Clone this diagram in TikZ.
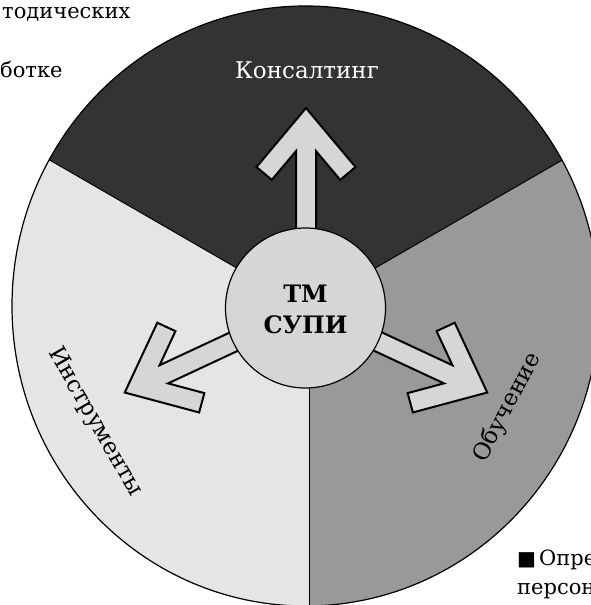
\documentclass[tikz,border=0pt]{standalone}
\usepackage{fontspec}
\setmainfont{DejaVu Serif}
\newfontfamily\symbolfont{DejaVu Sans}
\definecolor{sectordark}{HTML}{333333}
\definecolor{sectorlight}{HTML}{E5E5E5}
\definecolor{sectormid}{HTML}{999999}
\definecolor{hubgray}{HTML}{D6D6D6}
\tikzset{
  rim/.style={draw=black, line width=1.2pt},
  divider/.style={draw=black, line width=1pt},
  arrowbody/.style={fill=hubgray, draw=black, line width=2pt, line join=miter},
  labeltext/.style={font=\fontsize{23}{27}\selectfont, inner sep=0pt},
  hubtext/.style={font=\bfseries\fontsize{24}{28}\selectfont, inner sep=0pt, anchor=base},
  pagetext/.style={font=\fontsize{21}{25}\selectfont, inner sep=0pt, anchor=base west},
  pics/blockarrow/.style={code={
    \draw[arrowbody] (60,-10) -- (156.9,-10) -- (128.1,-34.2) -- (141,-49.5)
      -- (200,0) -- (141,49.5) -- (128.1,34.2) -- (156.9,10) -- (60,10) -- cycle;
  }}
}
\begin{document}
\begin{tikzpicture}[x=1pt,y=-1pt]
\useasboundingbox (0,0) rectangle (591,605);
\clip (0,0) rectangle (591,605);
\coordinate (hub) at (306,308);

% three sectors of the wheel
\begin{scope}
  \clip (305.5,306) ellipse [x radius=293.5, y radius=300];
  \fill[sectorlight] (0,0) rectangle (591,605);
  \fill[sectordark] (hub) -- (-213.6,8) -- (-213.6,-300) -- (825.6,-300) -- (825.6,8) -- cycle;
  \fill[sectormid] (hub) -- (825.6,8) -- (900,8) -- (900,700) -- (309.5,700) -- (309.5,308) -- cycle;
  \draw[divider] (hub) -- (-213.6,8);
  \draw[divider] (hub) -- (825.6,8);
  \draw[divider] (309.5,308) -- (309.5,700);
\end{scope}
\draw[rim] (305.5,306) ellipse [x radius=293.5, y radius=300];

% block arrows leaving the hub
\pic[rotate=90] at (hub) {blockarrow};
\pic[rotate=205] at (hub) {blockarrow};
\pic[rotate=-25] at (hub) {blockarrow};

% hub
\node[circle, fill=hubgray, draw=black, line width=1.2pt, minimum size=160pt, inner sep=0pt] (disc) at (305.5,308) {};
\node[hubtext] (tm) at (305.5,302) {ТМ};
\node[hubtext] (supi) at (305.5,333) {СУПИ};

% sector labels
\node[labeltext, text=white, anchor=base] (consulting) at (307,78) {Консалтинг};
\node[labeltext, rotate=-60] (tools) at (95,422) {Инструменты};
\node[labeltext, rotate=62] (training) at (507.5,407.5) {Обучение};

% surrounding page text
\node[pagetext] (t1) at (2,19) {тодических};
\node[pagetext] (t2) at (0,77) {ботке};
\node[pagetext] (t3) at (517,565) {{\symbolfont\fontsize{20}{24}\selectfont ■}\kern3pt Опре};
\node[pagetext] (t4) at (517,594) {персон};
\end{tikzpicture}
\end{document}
--------
_Required task_
Omit every picture, then reproduce the rest of the listing exactly.

_The output_
Clone this diagram in TikZ.
\documentclass[tikz,border=0pt]{standalone}
\usepackage{fontspec}
\setmainfont{DejaVu Serif}
\newfontfamily\symbolfont{DejaVu Sans}
\definecolor{sectordark}{HTML}{333333}
\definecolor{sectorlight}{HTML}{E5E5E5}
\definecolor{sectormid}{HTML}{999999}
\definecolor{hubgray}{HTML}{D6D6D6}
\tikzset{
  rim/.style={draw=black, line width=1.2pt},
  divider/.style={draw=black, line width=1pt},
  arrowbody/.style={fill=hubgray, draw=black, line width=2pt, line join=miter},
  labeltext/.style={font=\fontsize{23}{27}\selectfont, inner sep=0pt},
  hubtext/.style={font=\bfseries\fontsize{24}{28}\selectfont, inner sep=0pt, anchor=base},
  pagetext/.style={font=\fontsize{21}{25}\selectfont, inner sep=0pt, anchor=base west},
  pics/blockarrow/.style={code={
    \draw[arrowbody] (60,-10) -- (156.9,-10) -- (128.1,-34.2) -- (141,-49.5)
      -- (200,0) -- (141,49.5) -- (128.1,34.2) -- (156.9,10) -- (60,10) -- cycle;
  }}
}
\begin{document}
\begin{tikzpicture}[x=1pt,y=-1pt]
\useasboundingbox (0,0) rectangle (591,605);
\clip (0,0) rectangle (591,605);
\coordinate (hub) at (306,308);

% three sectors of the wheel
\begin{scope}
  \clip (305.5,306) ellipse [x radius=293.5, y radius=300];
  \fill[sectorlight] (0,0) rectangle (591,605);
  \fill[sectordark] (hub) -- (-213.6,8) -- (-213.6,-300) -- (825.6,-300) -- (825.6,8) -- cycle;
  \fill[sectormid] (hub) -- (825.6,8) -- (900,8) -- (900,700) -- (309.5,700) -- (309.5,308) -- cycle;
  \draw[divider] (hub) -- (-213.6,8);
  \draw[divider] (hub) -- (825.6,8);
  \draw[divider] (309.5,308) -- (309.5,700);
\end{scope}
\draw[rim] (305.5,306) ellipse [x radius=293.5, y radius=300];

% block arrows leaving the hub
\pic[rotate=90] at (hub) {blockarrow};
\pic[rotate=205] at (hub) {blockarrow};
\pic[rotate=-25] at (hub) {blockarrow};

% hub
\node[circle, fill=hubgray, draw=black, line width=1.2pt, minimum size=160pt, inner sep=0pt] (disc) at (305.5,308) {};
\node[hubtext] (tm) at (305.5,302) {ТМ};
\node[hubtext] (supi) at (305.5,333) {СУПИ};

% sector labels
\node[labeltext, text=white, anchor=base] (consulting) at (307,78) {Консалтинг};
\node[labeltext, rotate=-60] (tools) at (95,422) {Инструменты};
\node[labeltext, rotate=62] (training) at (507.5,407.5) {Обучение};

% surrounding page text
\node[pagetext] (t1) at (2,19) {тодических};
\node[pagetext] (t2) at (0,77) {ботке};
\node[pagetext] (t3) at (517,565) {{\symbolfont\fontsize{20}{24}\selectfont ■}\kern3pt Опре};
\node[pagetext] (t4) at (517,594) {персон};
\end{tikzpicture}
\end{document}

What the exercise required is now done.